▼
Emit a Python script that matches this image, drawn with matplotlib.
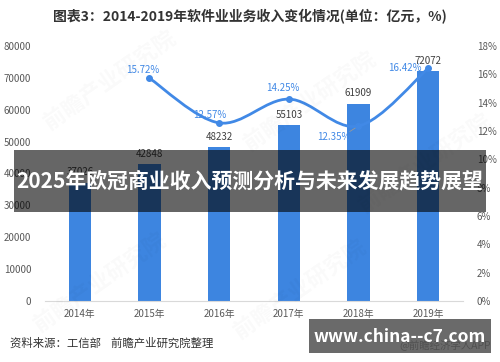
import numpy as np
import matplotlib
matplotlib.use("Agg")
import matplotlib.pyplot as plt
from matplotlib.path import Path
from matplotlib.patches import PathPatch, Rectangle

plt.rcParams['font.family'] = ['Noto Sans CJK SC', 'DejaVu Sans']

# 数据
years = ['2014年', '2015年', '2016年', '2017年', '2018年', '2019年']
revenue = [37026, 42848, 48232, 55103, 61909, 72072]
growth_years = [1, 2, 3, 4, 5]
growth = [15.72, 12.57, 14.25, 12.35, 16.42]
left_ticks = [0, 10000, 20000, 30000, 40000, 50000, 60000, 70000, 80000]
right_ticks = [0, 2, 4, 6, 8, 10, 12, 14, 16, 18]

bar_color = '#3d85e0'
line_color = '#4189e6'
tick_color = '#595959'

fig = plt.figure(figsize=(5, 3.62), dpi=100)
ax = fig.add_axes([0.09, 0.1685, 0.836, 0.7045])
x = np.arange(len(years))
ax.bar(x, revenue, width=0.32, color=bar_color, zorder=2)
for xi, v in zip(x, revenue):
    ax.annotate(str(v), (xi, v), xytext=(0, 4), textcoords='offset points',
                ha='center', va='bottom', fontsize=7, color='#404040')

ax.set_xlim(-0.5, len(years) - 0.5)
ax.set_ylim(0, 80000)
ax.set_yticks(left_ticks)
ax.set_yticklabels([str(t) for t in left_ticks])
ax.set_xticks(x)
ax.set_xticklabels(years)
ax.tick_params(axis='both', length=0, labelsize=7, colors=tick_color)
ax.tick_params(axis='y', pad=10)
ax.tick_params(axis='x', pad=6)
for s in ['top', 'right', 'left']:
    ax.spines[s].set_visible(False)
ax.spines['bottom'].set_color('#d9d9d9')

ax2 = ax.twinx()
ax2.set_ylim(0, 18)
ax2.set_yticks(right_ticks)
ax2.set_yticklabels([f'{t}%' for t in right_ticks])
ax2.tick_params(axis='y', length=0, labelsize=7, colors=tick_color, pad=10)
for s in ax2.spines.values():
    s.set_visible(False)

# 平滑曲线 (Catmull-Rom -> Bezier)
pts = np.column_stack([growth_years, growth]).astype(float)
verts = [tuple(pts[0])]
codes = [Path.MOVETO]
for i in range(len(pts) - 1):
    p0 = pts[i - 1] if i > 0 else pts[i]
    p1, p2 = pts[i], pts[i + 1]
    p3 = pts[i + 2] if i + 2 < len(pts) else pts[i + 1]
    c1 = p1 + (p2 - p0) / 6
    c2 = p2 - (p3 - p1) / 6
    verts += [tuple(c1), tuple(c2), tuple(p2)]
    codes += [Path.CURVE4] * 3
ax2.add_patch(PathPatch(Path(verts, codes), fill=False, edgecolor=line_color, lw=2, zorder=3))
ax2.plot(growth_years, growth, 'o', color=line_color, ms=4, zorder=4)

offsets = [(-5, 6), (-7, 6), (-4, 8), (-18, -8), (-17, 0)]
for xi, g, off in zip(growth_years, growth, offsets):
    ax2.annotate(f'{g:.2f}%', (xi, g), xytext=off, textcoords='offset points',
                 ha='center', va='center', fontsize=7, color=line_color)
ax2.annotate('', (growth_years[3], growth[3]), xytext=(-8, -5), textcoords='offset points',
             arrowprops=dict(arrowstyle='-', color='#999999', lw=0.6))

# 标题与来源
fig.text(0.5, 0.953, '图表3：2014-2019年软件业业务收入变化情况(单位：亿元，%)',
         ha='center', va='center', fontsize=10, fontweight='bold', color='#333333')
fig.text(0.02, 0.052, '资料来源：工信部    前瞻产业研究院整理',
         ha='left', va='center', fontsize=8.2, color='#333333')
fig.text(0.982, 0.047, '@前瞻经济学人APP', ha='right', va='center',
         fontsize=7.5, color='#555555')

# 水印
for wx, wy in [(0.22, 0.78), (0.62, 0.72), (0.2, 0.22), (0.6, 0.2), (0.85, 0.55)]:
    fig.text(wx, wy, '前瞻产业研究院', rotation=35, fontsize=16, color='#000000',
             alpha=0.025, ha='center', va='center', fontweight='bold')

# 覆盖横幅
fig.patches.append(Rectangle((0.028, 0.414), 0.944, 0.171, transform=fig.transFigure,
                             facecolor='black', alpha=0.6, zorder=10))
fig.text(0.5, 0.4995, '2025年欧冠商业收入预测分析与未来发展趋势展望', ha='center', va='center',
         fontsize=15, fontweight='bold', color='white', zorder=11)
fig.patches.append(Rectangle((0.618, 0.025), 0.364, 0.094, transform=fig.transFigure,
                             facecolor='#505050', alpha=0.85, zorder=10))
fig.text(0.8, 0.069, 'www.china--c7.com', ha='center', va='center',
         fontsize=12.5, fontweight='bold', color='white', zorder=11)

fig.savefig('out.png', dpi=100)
▲
_What you will do_
Begin at the first line of the data above and repeat each line exactly, stopping after the line containing "tick_color = '#595959'". Omit the pictures.

_Answer in full_
Emit a Python script that matches this image, drawn with matplotlib.
import numpy as np
import matplotlib
matplotlib.use("Agg")
import matplotlib.pyplot as plt
from matplotlib.path import Path
from matplotlib.patches import PathPatch, Rectangle

plt.rcParams['font.family'] = ['Noto Sans CJK SC', 'DejaVu Sans']

# 数据
years = ['2014年', '2015年', '2016年', '2017年', '2018年', '2019年']
revenue = [37026, 42848, 48232, 55103, 61909, 72072]
growth_years = [1, 2, 3, 4, 5]
growth = [15.72, 12.57, 14.25, 12.35, 16.42]
left_ticks = [0, 10000, 20000, 30000, 40000, 50000, 60000, 70000, 80000]
right_ticks = [0, 2, 4, 6, 8, 10, 12, 14, 16, 18]

bar_color = '#3d85e0'
line_color = '#4189e6'
tick_color = '#595959'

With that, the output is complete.